During the past four-five years, India’s export performance has witnessed more of a seesaw trend. Merchandise exports were in continuous decline between 2013-14 and 2016-17, dropping from US$ 314.4 billion to US$ 275.85 billion during that period.
During the past two financial years, they witnessed a revival to reach US$ 331 billion in 2018-19. But the net growth as compared to 2013-14 is just around 5.2%. The Foreign Trade Policy 2015-20 had targeted to take merchandise and services exports to US$ 900 billion by 2019-20. However by 2018-19, total exports were recorded at just US$ 535.45 billion.
Exporters cite a number of reasons for this lackluster performance. While volatility in the global economy, teething troubles with the GST regime and declining commodity prices have played their part, India’s competitiveness in traditional sectors like textiles, leather & leather products and gems & jewellery has also declined. Even exports of major agri-product groups (under APEDA) have dropped from US$ 21.5 billion in 2014-15 to US$ 16.4 billion in 2018-19 (April-February).
Moreover, the WTO consensus seems to be falling apart, especially with the unilateral trade restrictive measures launched by a number of countries, particularly the US. Disagreements among the leading powers on the way forward threaten to paralyse the organization. India is defending its position under stiff opposition on a number of key issues including Special & Differential Treatment to Developing Countries, e-commerce rules, fisheries subsidies and import duties on IT products.
US has also attacked India for its export subsidies like duty drawback, advance authorization and SEZs under the WTO Agreement on Subsidies and Countervailing Measures (ASCM). India had crossed a GNP of US$ 1,000 thrice by 2017, and sectors like textiles have crossed the threshold of 3.25% global market share, which makes it hard for it to hold on to such subsidies for long.
A major drawback for India has been its failure to sign even a single free trade agreement in the past five years, even though it has been negotiating a number of them. Moreover, existing FTAs like the one with ASEAN nations have not yielded their desired benefits either. Instead, they have led to a widening of India’s trade deficit with these regions.
This conversely also implies that entering into wide-ranging trade agreements may not necessarily be a wise move for India, considering that a number of its industries lack the competitiveness to counter a possible influx of imports. An instance of this is the planned Regional Comprehensive Economic Partnership (RCEP) agreement; India has a trade deficit with 11 of the 16 RCEP nations at present. An analysis by CATR projects a potential increase in imports of around US$ 29 billion for India post-RCEP and a loss of 1.3% of GDP. Product-specific MoUs may be a better option in a number of cases, where India can leverage market opportunities on a demand basis, like the seven sector-specific MoUs signed with Kenya.
It is critically important for India to strengthen its export competitiveness and stay ahead of the curve not only in the traditional industries where it stands to lose its subsidy advantages, but also in the sunrise sectors of the future.
A key area of focus for the new government should be setting up of requisite infrastructure like SEZs, mega trade parks and clusters for HS Codes 84, 87, 88, 90 and 85. Products belonging to top 70% of export baskets are from these chapters.

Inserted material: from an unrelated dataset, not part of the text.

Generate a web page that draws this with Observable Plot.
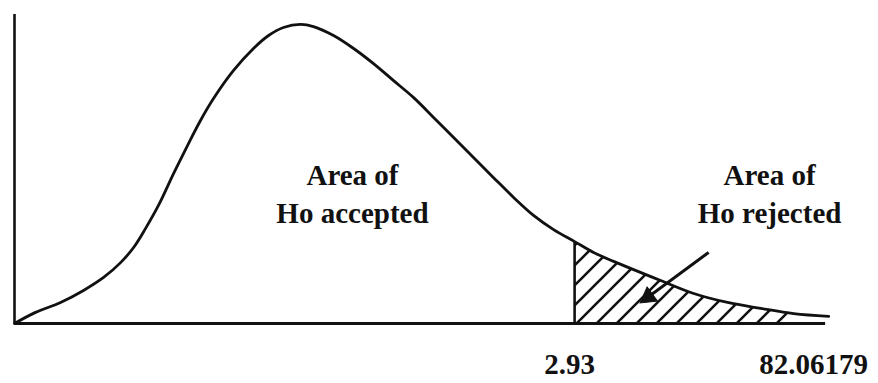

Currently, India only has 32 SEZs in these chapters out of a total of 188. High share in these chapters is a major factor driving the leadership of countries like China and Germany in global trade.
Among the traditional sectors, agriculture merits special focus due to India’s intrinsic advantages as a food producer. But despite being the world’s second largest producer of agri-products, India’s share in world trade is just around 2%. The culprit is the low share of value added and processed food exports, for which India needs to aggressively promote investments in processing infrastructure, brand Indian agri products abroad and also amalgamate Indian food products with local cuisines of target markets. The Agri Export Policy 2018 has proposed a number of positive steps, like allowing unrestricted exports of most organic and processed agricultural products.

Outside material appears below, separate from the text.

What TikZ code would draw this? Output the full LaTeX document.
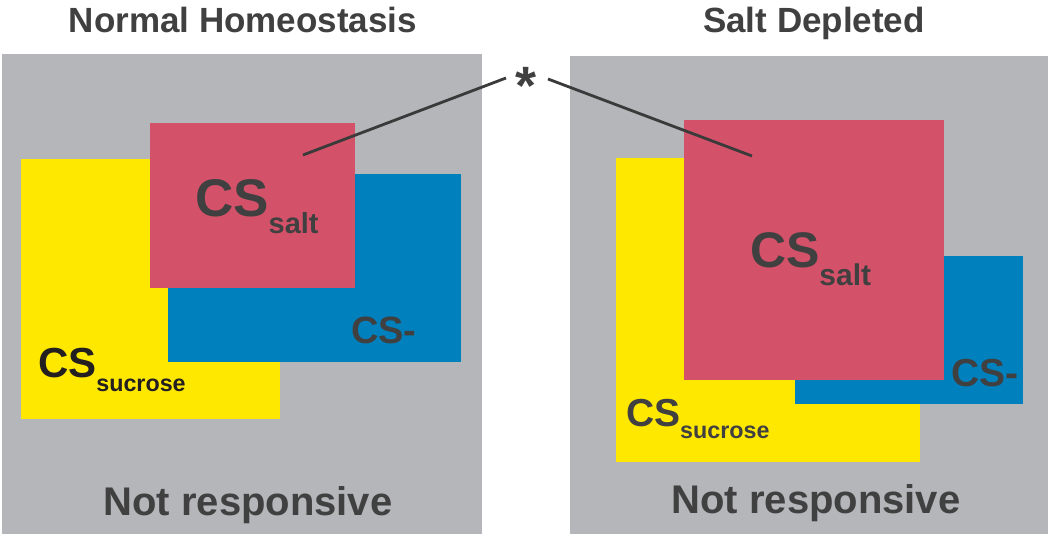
\documentclass[tikz,border=0pt]{standalone}
\usepackage{fontspec}
\setmainfont{Liberation Sans}
\definecolor{panelgray}{HTML}{B5B6B9}
\definecolor{cyel}{HTML}{FFE800}
\definecolor{cred}{HTML}{D35269}
\definecolor{cblue}{HTML}{0080BD}
\definecolor{txtgray}{HTML}{404041}
\definecolor{txtdark}{HTML}{231F20}
\definecolor{linegray}{HTML}{3A3A3A}
\newcommand{\fs}[1]{\fontsize{#1}{#1}\selectfont}
\newcommand{\csub}[4]{\fs{#1}CS\raisebox{-#4pt}{\fs{#2}#3}}
\tikzset{
  panel/.style={fill=panelgray},
  lbl/.style={inner sep=0pt, outer sep=0pt, anchor=base west, font=\bfseries, text=txtgray},
  ttl/.style={inner sep=0pt, outer sep=0pt, anchor=base, font=\bfseries, text=txtgray},
  pointer/.style={draw=linegray, line width=2.8pt}
}
\begin{document}
\begin{tikzpicture}[x=1pt,y=-1pt]
\useasboundingbox (0,0) rectangle (1050,536);
\fill[white] (0,0) rectangle (1050,536);
% panels
\fill[panel] (2,54) rectangle (482,534);
\fill[panel] (570,56) rectangle (1048,534);
% titles
\node[ttl] (t1) at (243,32) {\fs{35}Normal Homeostasis};
\node[ttl] (t2) at (814,32) {\fs{35}Salt Depleted};
% left boxes
\fill[cyel]  (21,159) rectangle (280,419);
\fill[cblue] (168,174) rectangle (461,362);
\fill[cred]  (150,123) rectangle (355,288);
% right boxes
\fill[cyel]  (616,158) rectangle (920,462);
\fill[cblue] (795,256) rectangle (1023,404);
\fill[cred]  (684,120) rectangle (944,380);
% labels left
\node[lbl] (lsalt) at (195,216) {\csub{53}{29}{salt}{17}};
\node[lbl] (lminus) at (351,343) {\fs{38}CS-};
\node[lbl, text=txtdark] (lsuc) at (38,377) {\csub{42}{23.3}{sucrose}{14}};
\node[ttl] (lnot) at (248,515) {\fs{40}Not responsive};
% labels right
\node[lbl] (rsalt) at (750,267) {\csub{50}{30}{salt}{18}};
\node[lbl] (rminus) at (951,386) {\fs{39}CS-};
\node[lbl] (rsuc) at (626,426) {\csub{39}{23.3}{sucrose}{12}};
\node[ttl] (rnot) at (816,513) {\fs{40}Not responsive};
% asterisk and pointers
\node[ttl] (star) at (526,104) {\fs{54}*};
\coordinate (aL) at (506,78);
\coordinate (aR) at (548,79);
\coordinate (tL) at (303,155);
\coordinate (tR) at (752,156);
\draw[pointer] (aL) -- (tL);
\draw[pointer] (aR) -- (tR);
\end{tikzpicture}
\end{document}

India is also well behind the curve in the digital infrastructure space, which will drive the future of GDP growth and employment. An UNCTAD report finds that India continues to lag on a number of parameters in terms of digital infrastructure and value added digital services. For instance, India contributed only 2% of global software products in 2017, even though its software developer population is expected to have crossed the US and reached 5.2 million in 2018. It also ranks 134 out of 176 countries in the ICT Development Index. It is critical to spur sectors like cloud infrastructure, IoT, AI, and big data analytics, since these will also play a crucial role in the future of manufacturing.
India has been an exceptional case study in the growth saga of Asian economies, as it continues to manage high rates of GDP growth despite manufacturing and exports not having picked up in accordance with the vision set by respective governments. But with the fast-paced developments in global trade as well as the impending threat to its subsidy framework, India cannot sustain on this path for long. A strong agenda to overcome structural deficits and drive strong export-led growth needs to be central to the policy framework of Modi 2.0.